• Exercise description
Nothing but the lines from the top of the data to the line holding "return s[::-1]" should be printed, word for word and both ends included; leave the pictures out.

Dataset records
- - - -

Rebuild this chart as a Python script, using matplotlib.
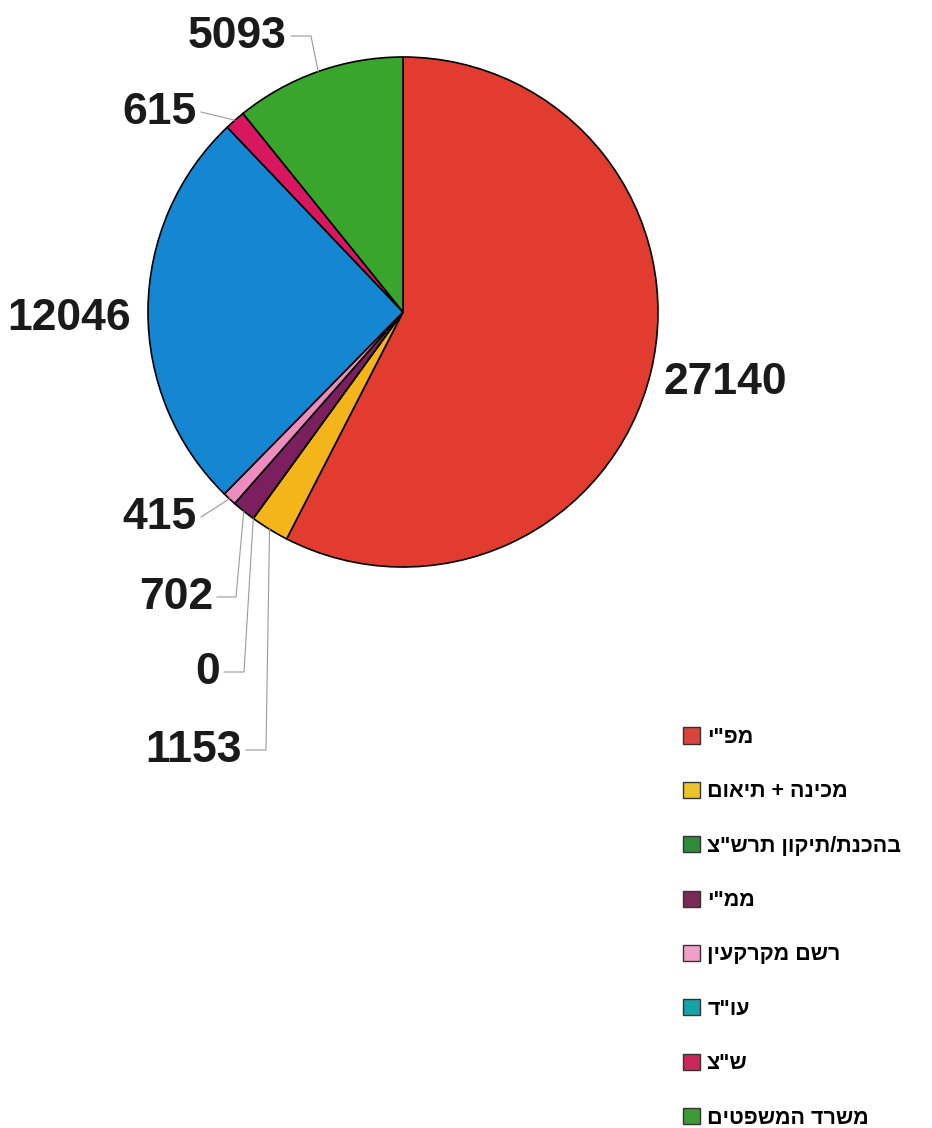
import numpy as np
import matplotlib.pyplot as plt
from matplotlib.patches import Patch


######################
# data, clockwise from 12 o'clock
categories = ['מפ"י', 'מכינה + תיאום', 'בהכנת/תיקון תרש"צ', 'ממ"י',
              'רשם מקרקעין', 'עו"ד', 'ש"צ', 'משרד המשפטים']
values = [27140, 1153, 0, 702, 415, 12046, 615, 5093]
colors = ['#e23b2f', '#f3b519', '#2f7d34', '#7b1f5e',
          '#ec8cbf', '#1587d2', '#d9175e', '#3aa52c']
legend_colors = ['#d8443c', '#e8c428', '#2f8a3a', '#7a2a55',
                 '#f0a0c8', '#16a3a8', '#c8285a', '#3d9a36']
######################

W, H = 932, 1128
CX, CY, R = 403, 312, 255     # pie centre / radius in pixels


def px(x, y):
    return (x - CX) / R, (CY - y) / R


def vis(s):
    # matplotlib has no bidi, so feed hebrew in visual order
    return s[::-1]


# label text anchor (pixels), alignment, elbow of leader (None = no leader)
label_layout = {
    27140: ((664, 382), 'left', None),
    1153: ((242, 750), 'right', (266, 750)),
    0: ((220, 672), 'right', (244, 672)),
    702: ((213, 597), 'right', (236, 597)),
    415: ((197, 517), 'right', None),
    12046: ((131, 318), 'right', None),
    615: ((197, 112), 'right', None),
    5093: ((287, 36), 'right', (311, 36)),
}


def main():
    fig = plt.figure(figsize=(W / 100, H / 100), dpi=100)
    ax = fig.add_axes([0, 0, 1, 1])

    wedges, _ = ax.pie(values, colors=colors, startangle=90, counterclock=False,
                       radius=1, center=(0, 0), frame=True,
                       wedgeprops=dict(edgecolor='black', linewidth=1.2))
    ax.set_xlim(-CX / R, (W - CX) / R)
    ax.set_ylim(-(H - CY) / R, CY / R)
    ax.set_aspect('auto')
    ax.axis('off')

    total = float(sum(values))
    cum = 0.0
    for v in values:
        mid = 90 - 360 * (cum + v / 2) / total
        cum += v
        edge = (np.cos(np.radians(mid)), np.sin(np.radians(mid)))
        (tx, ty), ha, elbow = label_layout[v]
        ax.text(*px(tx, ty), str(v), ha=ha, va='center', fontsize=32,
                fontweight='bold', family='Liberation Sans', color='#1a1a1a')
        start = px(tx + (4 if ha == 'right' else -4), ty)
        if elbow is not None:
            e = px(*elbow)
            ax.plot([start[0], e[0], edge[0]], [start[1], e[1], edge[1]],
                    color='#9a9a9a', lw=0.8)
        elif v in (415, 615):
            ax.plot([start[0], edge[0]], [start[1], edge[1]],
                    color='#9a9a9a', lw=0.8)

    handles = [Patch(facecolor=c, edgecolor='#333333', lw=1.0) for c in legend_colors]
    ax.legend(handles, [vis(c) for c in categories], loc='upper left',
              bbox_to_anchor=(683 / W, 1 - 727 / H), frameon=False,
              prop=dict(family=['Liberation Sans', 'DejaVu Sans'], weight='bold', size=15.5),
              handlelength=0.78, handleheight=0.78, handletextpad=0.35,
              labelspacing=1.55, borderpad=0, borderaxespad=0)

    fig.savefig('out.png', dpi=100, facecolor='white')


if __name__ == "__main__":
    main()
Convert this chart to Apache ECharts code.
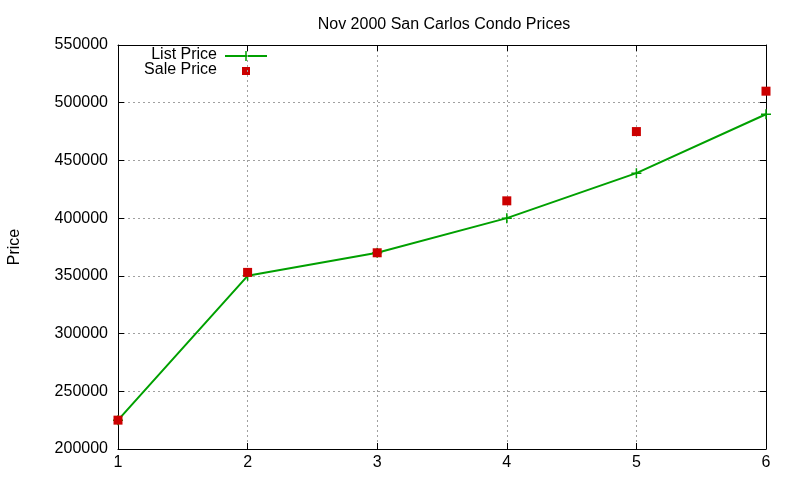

- - - -

• Reply to the exercise
Rebuild this chart as a Python script, using matplotlib.
import numpy as np
import matplotlib.pyplot as plt
from matplotlib.patches import Patch


######################
# data, clockwise from 12 o'clock
categories = ['מפ"י', 'מכינה + תיאום', 'בהכנת/תיקון תרש"צ', 'ממ"י',
              'רשם מקרקעין', 'עו"ד', 'ש"צ', 'משרד המשפטים']
values = [27140, 1153, 0, 702, 415, 12046, 615, 5093]
colors = ['#e23b2f', '#f3b519', '#2f7d34', '#7b1f5e',
          '#ec8cbf', '#1587d2', '#d9175e', '#3aa52c']
legend_colors = ['#d8443c', '#e8c428', '#2f8a3a', '#7a2a55',
                 '#f0a0c8', '#16a3a8', '#c8285a', '#3d9a36']
######################

W, H = 932, 1128
CX, CY, R = 403, 312, 255     # pie centre / radius in pixels


def px(x, y):
    return (x - CX) / R, (CY - y) / R


def vis(s):
    # matplotlib has no bidi, so feed hebrew in visual order
    return s[::-1]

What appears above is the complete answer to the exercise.